Delving more into why speculation about someone’s sexuality is dangerous for the queer community, Williams said “it makes the most pedestrian of conversations and interactions in spaces feel less safe for our gay brothers and sisters and those who may be questioning”.

“It also reinforces an archetype many straight men have to live under that is oftentimes unrealistic, less free, and limits individual expression,” the Everybody Hates Chris star continued.

“Being straight doesn’t look one way. Being gay doesn’t look one way.”

Tyler James Williams in a navy suit at the Golden Globes, holding his golden globe.
Tyler James Williams with his Golden Globe. (Getty)

Other actors have also faced baseless rumours about their sexuality fueled by the way they look or act. Harry Potter star Daniel Radcliffe, for example, has previously revealed that he had to bat away speculation that he is gay because trolls thought he has “a gay face”.

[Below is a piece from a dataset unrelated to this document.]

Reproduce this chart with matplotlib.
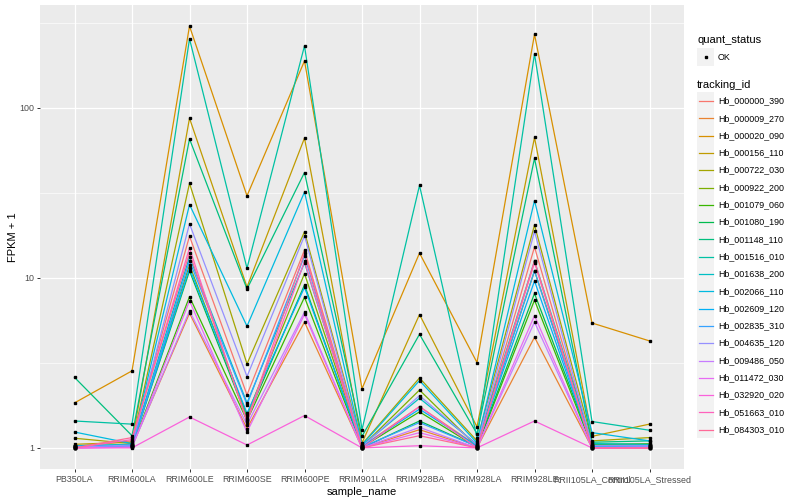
import matplotlib
matplotlib.use("Agg")
import matplotlib.pyplot as plt
import numpy as np
from matplotlib.patches import Rectangle
from matplotlib.lines import Line2D
from matplotlib.ticker import FixedLocator, NullFormatter

plt.rcParams['font.family'] = ['Liberation Sans', 'DejaVu Sans']

sample_names = ["PB350LA", "RRIM600LA", "RRIM600LE", "RRIM600SE", "RRIM600PE",
                "RRIM901LA", "RRIM928BA", "RRIM928LA", "RRIM928LE",
                "RRII105LA_Control", "RRII105LA_Stressed"]

tracking_ids = ["Hb_000000_390", "Hb_000009_270", "Hb_000020_090", "Hb_000156_110",
                "Hb_000722_030", "Hb_000922_200", "Hb_001079_060", "Hb_001080_190",
                "Hb_001148_110", "Hb_001516_010", "Hb_001638_200", "Hb_002066_110",
                "Hb_002609_120", "Hb_002835_310", "Hb_004635_120", "Hb_009486_050",
                "Hb_011472_030", "Hb_032920_020", "Hb_051663_010", "Hb_084303_010"]

# FPKM + 1, one row per tracking_id, columns follow sample_names
fpkm = [
    [1.02, 1.10, 17.6, 2.05, 14.6, 1.02, 1.75, 1.03, 15.2, 1.03, 1.02],
    [1.00, 1.02, 6.2, 1.30, 5.5, 1.00, 1.28, 1.00, 4.48, 1.00, 1.00],
    [1.84, 2.84, 303, 30.4, 189, 2.23, 14.0, 3.18, 271, 5.43, 4.26],
    [1.05, 1.08, 87, 8.84, 66.5, 1.07, 6.09, 1.33, 67, 1.17, 1.38],
    [1.14, 1.06, 36, 3.12, 18.7, 1.05, 2.58, 1.10, 20.5, 1.10, 1.15],
    [1.03, 1.04, 11.9, 1.56, 10.6, 1.02, 2.19, 1.02, 11.0, 1.05, 1.06],
    [1.01, 1.02, 7.75, 1.45, 7.7, 1.01, 1.63, 1.01, 7.4, 1.02, 1.03],
    [1.02, 1.03, 11.0, 1.50, 9.1, 1.00, 1.44, 1.02, 8.1, 1.04, 1.04],
    [2.60, 1.18, 65.7, 8.6, 41.7, 1.17, 4.66, 1.21, 50.5, 1.08, 1.10],
    [1.44, 1.38, 255, 11.4, 232, 1.28, 35, 1.15, 208, 1.43, 1.27],
    [1.03, 1.05, 13.3, 1.84, 12.3, 1.03, 1.96, 1.05, 12.6, 1.06, 1.05],
    [1.24, 1.06, 27, 5.2, 32, 1.04, 2.49, 1.07, 28.5, 1.23, 1.10],
    [1.03, 1.03, 11.4, 1.60, 8.8, 1.02, 1.69, 1.03, 9.6, 1.02, 1.02],
    [1.02, 1.02, 12.6, 1.80, 13.5, 1.01, 1.41, 1.02, 11.0, 1.01, 1.02],
    [1.01, 1.04, 20.8, 2.63, 17.7, 1.02, 2.03, 1.04, 18.8, 1.03, 1.03],
    [1.00, 1.01, 6.4, 1.37, 6.3, 1.00, 1.32, 1.00, 5.5, 1.00, 1.01],
    [1.00, 1.01, 7.33, 1.24, 6.1, 1.00, 1.23, 1.00, 6.0, 1.00, 1.00],
    [1.00, 1.00, 1.52, 1.04, 1.55, 1.00, 1.03, 1.00, 1.44, 1.00, 1.00],
    [1.00, 1.12, 15.0, 1.42, 12.5, 1.00, 1.75, 1.00, 12.3, 1.00, 1.00],
    [1.00, 1.15, 14.0, 1.45, 14.0, 1.00, 1.18, 1.00, 12.6, 1.00, 1.00],
]


def hcl_hex(h, c=100.0, l=65.0):
    # ggplot2 hue_pal colours (polar Luv -> sRGB)
    hr = np.deg2rad(h)
    u, v = c * np.cos(hr), c * np.sin(hr)
    xn, yn, zn = 95.047, 100.0, 108.883
    den = xn + 15 * yn + 3 * zn
    un, vn = 4 * xn / den, 9 * yn / den
    Y = yn * ((l + 16) / 116) ** 3
    up, vp = u / (13 * l) + un, v / (13 * l) + vn
    X = 9 * Y * up / (4 * vp)
    Z = -X / 3 - 5 * Y + 3 * Y / vp
    M = np.array([[3.240479, -1.537150, -0.498535],
                  [-0.969256, 1.875992, 0.041556],
                  [0.055648, -0.204043, 1.057311]])
    rgb = M @ np.array([X, Y, Z]) / 100
    rgb = np.where(rgb <= 0.0031308, 12.92 * rgb, 1.055 * np.abs(rgb) ** (1 / 2.4) - 0.055)
    return tuple(np.clip(rgb, 0, 1))


n = len(tracking_ids)
hues = np.linspace(15, 375, n + 1)[:n]
colors = [hcl_hex(h) for h in hues]

W, H = 800, 500
fig = plt.figure(figsize=(8, 5), dpi=100)
ax = fig.add_axes([40 / W, 1 - 469 / H, 644 / W, 464 / H])
ax.set_facecolor('#EBEBEB')

x = np.arange(len(sample_names))
for vals, col in zip(fpkm, colors):
    ax.plot(x, vals, color=col, lw=0.9, zorder=2)
for vals in fpkm:
    ax.plot(x, vals, 's', color='black', ms=2.1, zorder=3, linestyle='none')

ax.set_yscale('log')
allv = np.log10(np.array(fpkm, dtype=float))
lo, hi = allv.min(), allv.max()
pad = 0.05 * (hi - lo)
ax.set_ylim(10 ** (lo - pad), 10 ** (hi + pad))
ax.set_xlim(-0.6, len(sample_names) - 0.4)

ax.yaxis.set_major_locator(FixedLocator([1, 10, 100]))
ax.set_yticklabels(["1", "10", "100"])
ax.yaxis.set_minor_locator(FixedLocator([10 ** 0.5, 10 ** 1.5, 10 ** 2.5]))
ax.yaxis.set_minor_formatter(NullFormatter())
ax.set_xticks(x)
ax.set_xticklabels(sample_names)

ax.grid(which='major', color='white', lw=0.9)
ax.grid(which='minor', axis='y', color='white', lw=0.45)
ax.set_axisbelow(True)
for s in ax.spines.values():
    s.set_visible(False)
ax.tick_params(axis='both', which='major', length=2.2, width=0.7, color='#333333',
               labelcolor='#4D4D4D', labelsize=6.4, pad=2)
ax.tick_params(axis='y', which='minor', length=0)

ax.set_xlabel("sample_name", fontsize=8, labelpad=2)
ax.set_ylabel("FPKM + 1", fontsize=8, labelpad=1)


def px(xp, yp):
    return xp / W, 1 - yp / H


# legend: quant_status
fig.text(*px(697, 40), "quant_status", fontsize=8, va='center', ha='left')
box = 17.3
bx, by = px(697, 57 + box / 2)
fig.add_artist(Rectangle((bx, by), box / W, box / H, transform=fig.transFigure,
                         facecolor='#F2F2F2', edgecolor='none'))
fig.add_artist(Line2D([px(705.5, 0)[0]], [px(0, 57)[1]], marker='s', color='black',
                      ms=2.1, transform=fig.transFigure))
fig.text(*px(718, 57), "OK", fontsize=6.4, va='center', ha='left')

# legend: tracking_id
fig.text(*px(697, 85), "tracking_id", fontsize=8, va='center', ha='left')
for i, (name, col) in enumerate(zip(tracking_ids, colors)):
    cy = 101 + box * i
    bx, by = px(697, cy + box / 2)
    fig.add_artist(Rectangle((bx, by), box / W, box / H, transform=fig.transFigure,
                             facecolor='#F2F2F2', edgecolor='none'))
    x0, yy = px(698.5, cy)
    x1, _ = px(712.5, cy)
    fig.add_artist(Line2D([x0, x1], [yy, yy], color=col, lw=0.9, transform=fig.transFigure))
    fig.text(*px(718, cy), name, fontsize=6.4, va='center', ha='left')

fig.savefig("out.png", dpi=100)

“What may seem like harmless fun and conversation may actually be sending a dangerous message to those struggling with real issues,” Williams added to his post, before turning the mood on its head by sharing a heartfelt Pride message with his followers.

“Happy Pride to all of my queer and questioning brothers, sisters, and individuals. I pray that you feel seen in ways that make you feel safe in the celebration that is this month,” he said.

“As an ally I continue to be committed to assisting in that where I can and helping to cultivate a future where we are all accepted and given permission to be ourselves.”